In mid-century America, Catholics were torn between two strategies:

• Assimilate into the successful Protestant American template by striving for respectability;
• Grow their own voters through large families, just as the Catholic Québécois pursued the Revenge of the Cradle in Canada and both sides are attempting to do in the West Bank today.

Irish-American Democrats, such as Joe Kennedy Sr.’s family of eleven, were noted for both their fecundity and their political ambitions. Not surprisingly, liberal Protestant Republican dynasties such as the Rockefellers and Bushes often advocated family planning in the name of conservation.

Progressive Protestants had their reasons for disliking Catholic societies. Pre-1960 French Canadians inspired in American Republicans much the same horror with which advanced English thinkers such as George Orwell contemplated the Irish: as fertile, feckless, and priest-ridden.

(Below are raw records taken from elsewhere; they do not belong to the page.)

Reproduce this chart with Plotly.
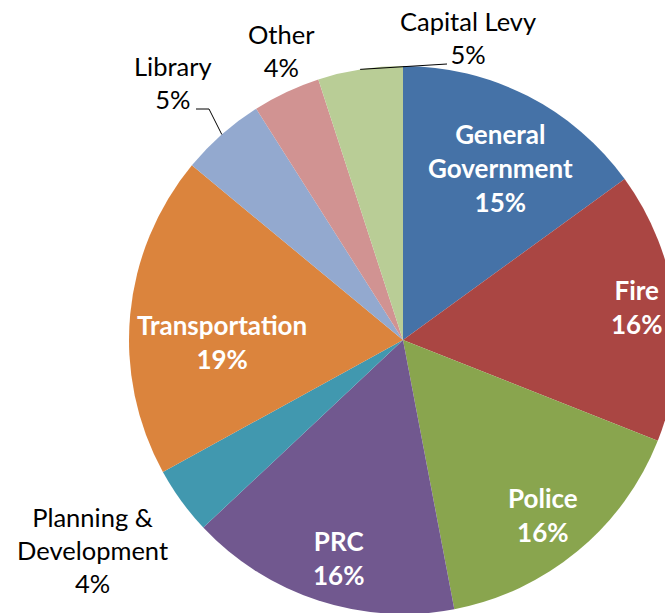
import math
import plotly.graph_objects as go

# ---------------- data ----------------
categories = ["General Government", "Fire", "Police", "PRC", "Planning & Development",
              "Transportation", "Library", "Other", "Capital Levy"]
shares = [15, 16, 16, 16, 4, 19, 5, 4, 5]
label_names = ["General<br>Government", "Fire", "Police", "PRC", "Planning &<br>Development",
               "Transportation", "Library", "Other", "Capital Levy"]

# ---------------- style ----------------
colors = ["#4572A7", "#AA4643", "#89A54E", "#71588F", "#4198AF",
          "#DB843D", "#93A9CF", "#D19392", "#B9CD96"]
inside = [True, True, True, True, False, True, False, False, False]
# label centres in page pixels
label_xy = [(500, 168), (636, 307), (543, 515), (338, 558), (92, 550),
            (222, 342), (173, 83), (281, 50), (468, 38)]

W, H = 700, 640           # figure larger than the 665x613 window -> pie clipped on right/bottom
CX, CY, R = 403, 340, 274  # pie centre / radius in pixels
FONT = "Lato"


def px(x):
    return x / W


def py(y):
    return 1 - y / H


fig = go.Figure(go.Pie(
    labels=categories,
    values=shares,
    sort=False,
    direction="clockwise",
    rotation=0,
    marker=dict(colors=colors, line=dict(width=0)),
    textinfo="none",
    hoverinfo="label+percent",
    domain=dict(x=[px(CX - R), px(CX + R)], y=[py(CY + R), py(CY - R)]),
    showlegend=False,
))

annotations = []
for name, share, isin, (lx, ly) in zip(label_names, shares, inside, label_xy):
    annotations.append(dict(
        x=px(lx), y=py(ly), xref="paper", yref="paper",
        text=f"{name}<br>{share}%", showarrow=False,
        xanchor="center", yanchor="middle", align="center",
        font=dict(family=FONT, size=26 if isin else 25.5,
                  color="white" if isin else "black",
                  weight="bold" if isin else "normal"),
    ))

# leader lines from slice mid-angle edge to labels (Library, Capital Levy)
total = sum(shares)
cum = 0
mid_pts = []
for s in shares:
    mid = (cum + s / 2) / total * 2 * math.pi
    mid_pts.append((CX + R * math.sin(mid), CY - R * math.cos(mid)))
    cum += s

shapes = []
lib_tip = mid_pts[categories.index("Library")]
cap_tip = mid_pts[categories.index("Capital Levy")]
leaders = [
    [lib_tip, (209, 109), (196, 109)],
    [cap_tip, (447, 64)],
]
for pts in leaders:
    path = "M " + " L ".join(f"{px(x)},{py(y)}" for x, y in pts)
    shapes.append(dict(type="path", xref="paper", yref="paper", path=path,
                       line=dict(color="black", width=1)))

fig.update_layout(
    width=W, height=H,
    margin=dict(l=0, r=0, t=0, b=0),
    paper_bgcolor="white", plot_bgcolor="white",
    annotations=annotations,
    shapes=shapes,
    font=dict(family=FONT),
)

fig.write_html("out.html",
               config={"displayModeBar": False},
               post_script="document.body.style.margin='0';document.body.style.overflow='hidden';")
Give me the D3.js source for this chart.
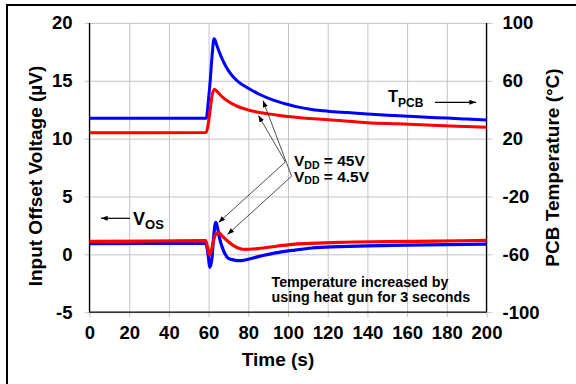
<!DOCTYPE html>
<html><head><meta charset="utf-8">
<script src="https://cdn.jsdelivr.net/npm/d3@7"></script>
<style>
html,body{margin:0;padding:0;background:#fff;}
svg text{font-family:"Liberation Sans",Arial,sans-serif;font-weight:bold;fill:#000;}
</style></head>
<body><svg id="c" width="576" height="384"></svg>
<script>
// ---- data ----
const xTicks = [0,20,40,60,80,100,120,140,160,180,200];
const yTicks = [-5,0,5,10,15,20];
const yRTicks = [-100,-60,-20,20,60,100];

// PCB temperature (°C), right axis
const tBlueT = [0,30,58.8,59.8,60.8,61.8,62.7,63.3,64,65,66,67,68,70,72,75,80,85,90,95,100,106,112,120,130,140,150,160,170,180,190,200];
const blueT  = [34,34,34,45,60,78,89,88,85,81.3,77.7,74.6,71.8,67,63.3,59.3,54.8,51,48,45.6,43.6,41.6,40.2,39,38,37,36.2,35.5,34.8,34.2,33.5,32.8];
const tRedT  = [0,30,58.8,59.8,60.8,61.8,62.9,64,65.5,67,70,73,76,80,85,90,95,100,106,115,126,140,155,170,185,200];
const redT   = [24.1,24.1,24.2,30,40,50,54.1,53,50.8,48.7,45.6,43.3,41.5,39.8,38.2,37.1,36.1,35.3,34.4,33.5,32.6,31,30.2,29.4,28.6,27.8];

// Input offset voltage (µV), left axis
const tBlueV  = [0,30,58.5,59.5,60.7,61.7,62.6,63.6,64.5,65.5,67.4,70,73,75.8,78.3,85,93,103.5,112,126,140,160,180,200];
const blueVos = [0.92,0.94,0.95,0.3,-1.12,-0.3,1.6,2.77,2.3,1.4,0.37,-0.35,-0.5,-0.55,-0.49,-0.2,0.1,0.37,0.55,0.66,0.74,0.8,0.84,0.88];
const tRedV   = [0,30,58.5,59.5,60.5,61.5,62.5,63.5,65.2,67,70,73,76,78.3,85,95,103.5,115,126,150,175,200];
const redVos  = [1.12,1.15,1.18,0.6,-0.05,0.4,1.2,1.7,1.87,1.55,1.09,0.7,0.48,0.43,0.5,0.72,0.89,0.97,1.04,1.1,1.15,1.2];

// annotation anchors (time, µV)
const tipRedT = [85.1, 12.0], tipBlueT = [87.4, 13.29];
const tipBlueV = [65.0, 2.75], tipRedV = [69.5, 1.71];
const knee45 = [98.7, 7.98], knee4p5 = [101.8, 6.75];

// ---- layout ----
const X0 = 89.5, X1 = 486.5, Y0 = 312.2, Y1 = 22.9;
const x = d3.scaleLinear().domain([0,200]).range([X0,X1]);
const y = d3.scaleLinear().domain([-5,20]).range([Y0,Y1]);
const yR = d3.scaleLinear().domain([-100,100]).range([Y0,Y1]);
const fmt = d => String(d);

const svg = d3.select("#c");
const defs = svg.append("defs");
defs.append("marker").attr("id","ah").attr("viewBox","0 0 8 6").attr("refX",8).attr("refY",3)
  .attr("markerWidth",7).attr("markerHeight",5).attr("markerUnits","userSpaceOnUse")
  .attr("orient","auto-start-reverse")
  .append("path").attr("d","M0,0L8,3L0,6Z").attr("fill","#000");

// outer frame
svg.append("path").attr("d","M7,384V5H576").attr("fill","none").attr("stroke","#000").attr("stroke-width",2);

// gridlines via axes
const gx = svg.append("g").attr("transform",`translate(0,${Y0+5})`)
  .call(d3.axisBottom(x).tickValues(xTicks).tickSizeInner(-(Y0-Y1+5)).tickSizeOuter(0).tickFormat(""));
gx.select(".domain").remove();
gx.selectAll("line").attr("stroke","#c4c4c4").attr("stroke-width",1);

const gy = svg.append("g").attr("transform",`translate(${X0-5},0)`)
  .call(d3.axisLeft(y).tickValues(yTicks).tickSizeInner(-(X1-X0+11)).tickSizeOuter(0).tickFormat(""));
gy.select(".domain").remove();
gy.selectAll("line").attr("stroke","#c4c4c4").attr("stroke-width",1);

// axis lines
svg.append("line").attr("x1",X0).attr("x2",X0).attr("y1",Y1).attr("y2",Y0).attr("stroke","#000").attr("stroke-width",1.3);
svg.append("line").attr("x1",X1).attr("x2",X1).attr("y1",Y1).attr("y2",Y0).attr("stroke","#000").attr("stroke-width",1.3);
svg.append("line").attr("x1",X0).attr("x2",X1).attr("y1",Y0).attr("y2",Y0).attr("stroke","#000").attr("stroke-width",1.3);

// tick labels via axes
const lx = svg.append("g").attr("transform",`translate(0,${Y0})`)
  .call(d3.axisBottom(x).tickValues(xTicks).tickFormat(fmt).tickSize(0).tickPadding(14));
lx.select(".domain").remove();
lx.selectAll("text").style("font-size","18.5px").attr("font-family",null);

const ly = svg.append("g").attr("transform",`translate(${X0},0)`)
  .call(d3.axisLeft(y).tickValues(yTicks).tickFormat(fmt).tickSize(0).tickPadding(17));
ly.select(".domain").remove();
ly.selectAll("text").style("font-size","18.5px").attr("font-family",null);

const lr = svg.append("g").attr("transform",`translate(${X1},0)`)
  .call(d3.axisRight(yR).tickValues(yRTicks).tickFormat(fmt).tickSize(0).tickPadding(16));
lr.select(".domain").remove();
lr.selectAll("text").style("font-size","18.5px").attr("font-family",null);

// axis titles
svg.append("text").attr("x",278).attr("y",366).attr("text-anchor","middle").style("font-size","19px").text("Time (s)");
svg.append("text").attr("transform","translate(42.3,176) rotate(-90)").attr("text-anchor","middle").style("font-size","19px").text("Input Offset Voltage (µV)");
svg.append("text").attr("transform","translate(558.5,167.5) rotate(-90)").attr("text-anchor","middle").style("font-size","19px").text("PCB Temperature (°C)");

// series
const lineT = d3.line().x(d=>x(d[0])).y(d=>yR(d[1])).curve(d3.curveMonotoneX);
const lineV = d3.line().x(d=>x(d[0])).y(d=>y(d[1])).curve(d3.curveMonotoneX);
const zip = (a,b)=>a.map((t,i)=>[t,b[i]]);
const plot = svg.append("g");
plot.append("path").attr("d",lineT(zip(tBlueT,blueT))).attr("fill","none").attr("stroke","#0000ff").attr("stroke-width",3).attr("stroke-linejoin","round");
plot.append("path").attr("d",lineT(zip(tRedT,redT))).attr("fill","none").attr("stroke","#ff0000").attr("stroke-width",3).attr("stroke-linejoin","round");
plot.append("path").attr("d",lineV(zip(tBlueV,blueVos))).attr("fill","none").attr("stroke","#0000ff").attr("stroke-width",3.2).attr("stroke-linejoin","round");
plot.append("path").attr("d",lineV(zip(tRedV,redVos))).attr("fill","none").attr("stroke","#ff0000").attr("stroke-width",3.2).attr("stroke-linejoin","round");

// VDD annotation lines
const P = p=>[x(p[0]),y(p[1])];
const bracket = (a,k,b)=>{const A=P(a),K=P(k),B=P(b);return `M${A}L${K}L${B}`;};
svg.append("path").attr("d",bracket(tipRedT,knee45,tipBlueV)).attr("fill","none").attr("stroke","#222").attr("stroke-width",0.8)
  .attr("marker-start","url(#ah)").attr("marker-end","url(#ah)");
svg.append("path").attr("d",bracket(tipBlueT,knee4p5,tipRedV)).attr("fill","none").attr("stroke","#222").attr("stroke-width",0.8)
  .attr("marker-start","url(#ah)").attr("marker-end","url(#ah)");

function subLabel(xp,yp,main,sub,rest,fs,sfs,shift){
  const t = svg.append("text").attr("x",xp).attr("y",yp).style("font-size",fs+"px");
  t.append("tspan").text(main);
  t.append("tspan").attr("dy",shift).style("font-size",sfs+"px").text(sub);
  if(rest) t.append("tspan").attr("dy",-shift).text(rest);
  return t;
}
subLabel(294,166,"V","DD"," = 45V",15.5,10.5,2.5);
subLabel(294,181.5,"V","DD"," = 4.5V",15.5,10.5,2.5);

// T_PCB label + arrow
subLabel(388,102,"T","PCB","",16.5,12,4.5);
svg.append("line").attr("x1",435).attr("x2",476).attr("y1",102.3).attr("y2",102.3).attr("stroke","#000").attr("stroke-width",1.2).attr("marker-end","url(#ah)");

// V_OS label + arrow
subLabel(133,225,"V","OS","",18,13,4);
svg.append("line").attr("x1",130).attr("x2",101).attr("y1",218.3).attr("y2",218.3).attr("stroke","#000").attr("stroke-width",1.2).attr("marker-end","url(#ah)");

// note
svg.append("text").attr("x",271.5).attr("y",286.5).style("font-size","14.3px").text("Temperature increased by");
svg.append("text").attr("x",271.5).attr("y",301.5).style("font-size","14.3px").text("using heat gun for 3 seconds");
</script></body></html>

It’s usually said that JFK’s narrow victory in the 1960 election marked America’s final acceptance of Catholics. More likely, this happened three years later: November 22, 1963. JFK’s martyrdom made him a permanent American legend, thereby ending the Protestant-Papist rivalry at the level of mythos. Conversely, Protestant acknowledgment of Catholic legitimacy reduced the urge among Catholics to wage their expensive War of the Cradle.

The peaceful resolution of the Catholic-Protestant ethnic struggle in the wake of JFK’s death made room for the sudden emergence of the non-ethnic Generation Gap of the 60s, which first became vivid with The Beatles’ arrival in February 1964.

Later, the rise of the cult of diversity (society-sanctioned ancestor worship for almost everybody except NASCAR fans) undermined the Generation Gap and made population issues unmentionable. As early as 1967, the NAACP’s Pittsburgh branch was accusing Planned Parenthood of “genocide” for handing out birth-control pills in the ghetto. As white Democrat birthrates fell, Rockefeller Republicans lost interest in what was becoming a racially “controversial” issue.

But that doesn’t mean that population policy isn’t important anymore. We’re just more obtuse.

The newish conventional wisdom is that poor children tend to grow up to be unintelligent because their parents don’t speak to them with college-educated vocabularies. To remedy this, we are informed that Ivy-educated daycare workers must relieve the poor parents of the ordeal of raising their own children. What nobody notices is that this would merely provide the poor parents with the time and energy to breed more.